(Raw records)
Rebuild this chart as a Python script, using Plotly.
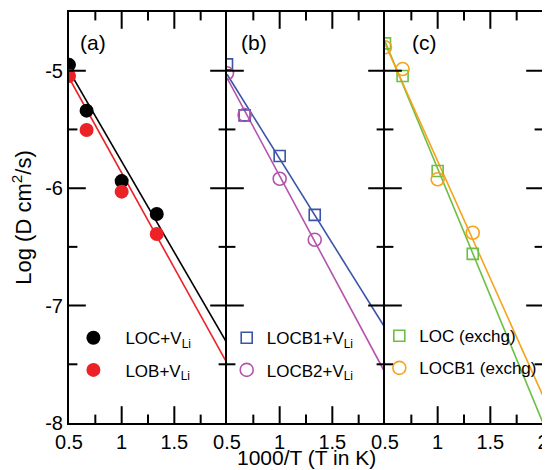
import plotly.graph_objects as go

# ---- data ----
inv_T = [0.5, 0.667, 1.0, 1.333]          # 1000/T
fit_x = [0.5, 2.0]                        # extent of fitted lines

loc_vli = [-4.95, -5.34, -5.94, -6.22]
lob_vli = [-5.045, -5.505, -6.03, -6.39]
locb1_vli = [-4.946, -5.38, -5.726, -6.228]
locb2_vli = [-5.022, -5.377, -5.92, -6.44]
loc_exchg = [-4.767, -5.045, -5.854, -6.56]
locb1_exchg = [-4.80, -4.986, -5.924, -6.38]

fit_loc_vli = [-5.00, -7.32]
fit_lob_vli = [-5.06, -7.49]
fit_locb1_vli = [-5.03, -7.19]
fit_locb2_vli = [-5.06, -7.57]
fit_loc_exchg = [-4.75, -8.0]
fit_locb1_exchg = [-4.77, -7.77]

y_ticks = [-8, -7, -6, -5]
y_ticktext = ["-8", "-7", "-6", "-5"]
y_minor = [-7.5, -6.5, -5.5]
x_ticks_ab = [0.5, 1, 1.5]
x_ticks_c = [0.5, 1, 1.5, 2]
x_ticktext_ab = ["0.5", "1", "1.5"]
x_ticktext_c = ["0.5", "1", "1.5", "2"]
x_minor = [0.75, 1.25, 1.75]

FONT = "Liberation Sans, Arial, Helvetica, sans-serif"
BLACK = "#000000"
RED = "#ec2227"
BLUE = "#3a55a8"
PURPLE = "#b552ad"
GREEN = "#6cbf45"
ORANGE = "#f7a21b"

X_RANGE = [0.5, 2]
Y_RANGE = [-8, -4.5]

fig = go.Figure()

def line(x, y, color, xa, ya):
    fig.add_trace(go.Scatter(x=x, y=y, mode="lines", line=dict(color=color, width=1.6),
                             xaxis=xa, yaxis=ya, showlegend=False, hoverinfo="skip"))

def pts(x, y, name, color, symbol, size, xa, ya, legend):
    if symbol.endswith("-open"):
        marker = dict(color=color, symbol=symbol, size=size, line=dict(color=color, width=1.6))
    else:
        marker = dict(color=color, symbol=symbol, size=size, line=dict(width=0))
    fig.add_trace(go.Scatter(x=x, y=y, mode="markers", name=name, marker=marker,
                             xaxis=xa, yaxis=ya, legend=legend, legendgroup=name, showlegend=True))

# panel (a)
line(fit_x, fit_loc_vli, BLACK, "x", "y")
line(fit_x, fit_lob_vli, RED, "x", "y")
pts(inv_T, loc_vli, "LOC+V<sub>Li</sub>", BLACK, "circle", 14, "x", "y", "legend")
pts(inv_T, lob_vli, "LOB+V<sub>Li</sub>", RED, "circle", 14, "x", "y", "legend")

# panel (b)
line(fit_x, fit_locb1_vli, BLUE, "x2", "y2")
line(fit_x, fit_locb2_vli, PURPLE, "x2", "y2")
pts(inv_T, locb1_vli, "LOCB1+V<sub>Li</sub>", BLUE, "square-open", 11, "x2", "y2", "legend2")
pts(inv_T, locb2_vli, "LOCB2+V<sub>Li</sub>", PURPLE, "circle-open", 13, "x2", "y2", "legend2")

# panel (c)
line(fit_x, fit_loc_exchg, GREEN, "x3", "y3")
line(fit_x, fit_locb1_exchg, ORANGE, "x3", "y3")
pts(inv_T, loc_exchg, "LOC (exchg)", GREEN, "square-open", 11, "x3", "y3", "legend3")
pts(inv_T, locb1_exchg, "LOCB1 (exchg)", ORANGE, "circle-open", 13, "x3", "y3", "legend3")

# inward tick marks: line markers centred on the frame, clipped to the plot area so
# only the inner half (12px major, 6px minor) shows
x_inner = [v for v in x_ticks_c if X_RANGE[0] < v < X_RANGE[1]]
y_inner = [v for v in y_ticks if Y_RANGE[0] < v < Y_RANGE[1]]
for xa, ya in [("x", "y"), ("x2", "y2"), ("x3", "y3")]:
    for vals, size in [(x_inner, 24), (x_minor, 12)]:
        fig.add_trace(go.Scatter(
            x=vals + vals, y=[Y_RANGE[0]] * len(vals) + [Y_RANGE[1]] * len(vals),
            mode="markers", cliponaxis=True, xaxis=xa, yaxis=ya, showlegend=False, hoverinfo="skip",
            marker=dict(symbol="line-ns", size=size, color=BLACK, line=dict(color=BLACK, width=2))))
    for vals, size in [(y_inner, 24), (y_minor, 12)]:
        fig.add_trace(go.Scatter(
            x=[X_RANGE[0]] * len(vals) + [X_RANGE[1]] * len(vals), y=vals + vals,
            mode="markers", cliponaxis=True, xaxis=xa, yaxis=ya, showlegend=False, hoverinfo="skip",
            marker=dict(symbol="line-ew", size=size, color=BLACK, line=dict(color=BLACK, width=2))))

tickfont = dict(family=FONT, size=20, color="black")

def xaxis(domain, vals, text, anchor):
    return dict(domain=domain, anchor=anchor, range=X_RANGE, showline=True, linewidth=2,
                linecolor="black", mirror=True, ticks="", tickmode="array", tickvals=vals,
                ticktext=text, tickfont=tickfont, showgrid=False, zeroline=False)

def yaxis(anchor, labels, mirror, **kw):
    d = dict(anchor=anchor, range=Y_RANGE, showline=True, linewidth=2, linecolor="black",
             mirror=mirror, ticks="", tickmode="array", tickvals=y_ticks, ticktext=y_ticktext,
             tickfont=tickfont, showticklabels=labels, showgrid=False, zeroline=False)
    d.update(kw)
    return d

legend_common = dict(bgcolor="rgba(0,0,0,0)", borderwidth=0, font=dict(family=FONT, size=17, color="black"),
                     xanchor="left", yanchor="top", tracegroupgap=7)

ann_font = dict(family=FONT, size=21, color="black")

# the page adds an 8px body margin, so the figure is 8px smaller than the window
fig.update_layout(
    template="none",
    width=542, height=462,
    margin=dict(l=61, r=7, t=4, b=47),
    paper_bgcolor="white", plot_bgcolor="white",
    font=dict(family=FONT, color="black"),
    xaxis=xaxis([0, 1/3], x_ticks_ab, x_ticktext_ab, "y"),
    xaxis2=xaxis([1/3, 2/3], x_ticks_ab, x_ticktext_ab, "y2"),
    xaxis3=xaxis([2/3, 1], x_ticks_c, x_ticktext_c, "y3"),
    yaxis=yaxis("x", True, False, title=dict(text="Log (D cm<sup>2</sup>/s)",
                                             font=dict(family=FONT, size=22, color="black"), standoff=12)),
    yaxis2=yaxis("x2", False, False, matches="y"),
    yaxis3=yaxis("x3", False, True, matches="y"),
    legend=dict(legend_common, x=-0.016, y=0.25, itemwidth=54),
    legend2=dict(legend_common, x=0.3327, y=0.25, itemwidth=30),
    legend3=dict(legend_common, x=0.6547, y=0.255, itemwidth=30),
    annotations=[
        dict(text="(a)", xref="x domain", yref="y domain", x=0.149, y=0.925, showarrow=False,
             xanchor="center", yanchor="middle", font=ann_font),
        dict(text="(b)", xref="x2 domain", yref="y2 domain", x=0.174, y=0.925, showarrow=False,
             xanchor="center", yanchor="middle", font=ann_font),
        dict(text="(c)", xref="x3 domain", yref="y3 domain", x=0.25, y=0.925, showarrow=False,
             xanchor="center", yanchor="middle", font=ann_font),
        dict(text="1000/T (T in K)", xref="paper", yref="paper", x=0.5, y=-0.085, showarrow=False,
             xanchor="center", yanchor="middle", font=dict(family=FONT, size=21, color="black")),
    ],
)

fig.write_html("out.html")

---

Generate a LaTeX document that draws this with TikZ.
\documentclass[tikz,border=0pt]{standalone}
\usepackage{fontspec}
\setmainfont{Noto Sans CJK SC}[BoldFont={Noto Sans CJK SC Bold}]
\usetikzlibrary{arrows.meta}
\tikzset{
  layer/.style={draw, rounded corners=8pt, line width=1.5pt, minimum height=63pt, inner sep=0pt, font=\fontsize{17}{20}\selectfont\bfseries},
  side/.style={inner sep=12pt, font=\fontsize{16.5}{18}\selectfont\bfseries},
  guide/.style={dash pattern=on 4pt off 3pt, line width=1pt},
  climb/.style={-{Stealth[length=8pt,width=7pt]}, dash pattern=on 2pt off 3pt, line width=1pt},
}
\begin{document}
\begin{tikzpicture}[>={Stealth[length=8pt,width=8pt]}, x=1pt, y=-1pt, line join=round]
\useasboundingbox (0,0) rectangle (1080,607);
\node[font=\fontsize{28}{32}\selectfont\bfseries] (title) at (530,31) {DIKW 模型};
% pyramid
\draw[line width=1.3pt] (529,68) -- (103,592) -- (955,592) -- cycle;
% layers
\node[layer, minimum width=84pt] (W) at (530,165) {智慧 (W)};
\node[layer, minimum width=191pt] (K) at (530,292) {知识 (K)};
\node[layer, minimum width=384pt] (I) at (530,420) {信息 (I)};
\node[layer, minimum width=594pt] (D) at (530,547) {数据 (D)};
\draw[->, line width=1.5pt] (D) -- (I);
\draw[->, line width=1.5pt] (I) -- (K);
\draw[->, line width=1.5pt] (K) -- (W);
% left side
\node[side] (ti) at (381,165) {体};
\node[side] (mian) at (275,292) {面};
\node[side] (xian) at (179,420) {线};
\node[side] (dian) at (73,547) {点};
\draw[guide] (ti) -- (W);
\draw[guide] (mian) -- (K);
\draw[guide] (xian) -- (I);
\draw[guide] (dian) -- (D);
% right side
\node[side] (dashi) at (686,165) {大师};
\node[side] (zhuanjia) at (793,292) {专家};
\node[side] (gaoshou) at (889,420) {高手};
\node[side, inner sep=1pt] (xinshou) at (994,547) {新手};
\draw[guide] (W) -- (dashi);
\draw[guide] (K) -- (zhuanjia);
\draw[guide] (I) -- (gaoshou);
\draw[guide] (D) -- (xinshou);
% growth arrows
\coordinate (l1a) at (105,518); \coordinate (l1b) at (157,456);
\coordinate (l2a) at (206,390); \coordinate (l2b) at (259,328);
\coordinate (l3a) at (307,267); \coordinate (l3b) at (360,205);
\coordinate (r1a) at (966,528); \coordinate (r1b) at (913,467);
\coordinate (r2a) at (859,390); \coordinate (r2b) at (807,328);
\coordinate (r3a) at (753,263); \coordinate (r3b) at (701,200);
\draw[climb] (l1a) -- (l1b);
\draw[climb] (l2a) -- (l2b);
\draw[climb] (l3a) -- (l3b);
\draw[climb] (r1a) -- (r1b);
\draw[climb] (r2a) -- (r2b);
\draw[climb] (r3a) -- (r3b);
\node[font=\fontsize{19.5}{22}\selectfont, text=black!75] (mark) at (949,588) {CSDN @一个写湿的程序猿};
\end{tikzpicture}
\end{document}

■ Problem to work on ■
Copy word for word every line from the one with "Rebuild this chart" through the one with "fit_x = [0.5, 2.0]", including both. No pictures belong in the copy.

■ Expected answer ■
Rebuild this chart as a Python script, using Plotly.
import plotly.graph_objects as go

# ---- data ----
inv_T = [0.5, 0.667, 1.0, 1.333]          # 1000/T
fit_x = [0.5, 2.0]                        # extent of fitted lines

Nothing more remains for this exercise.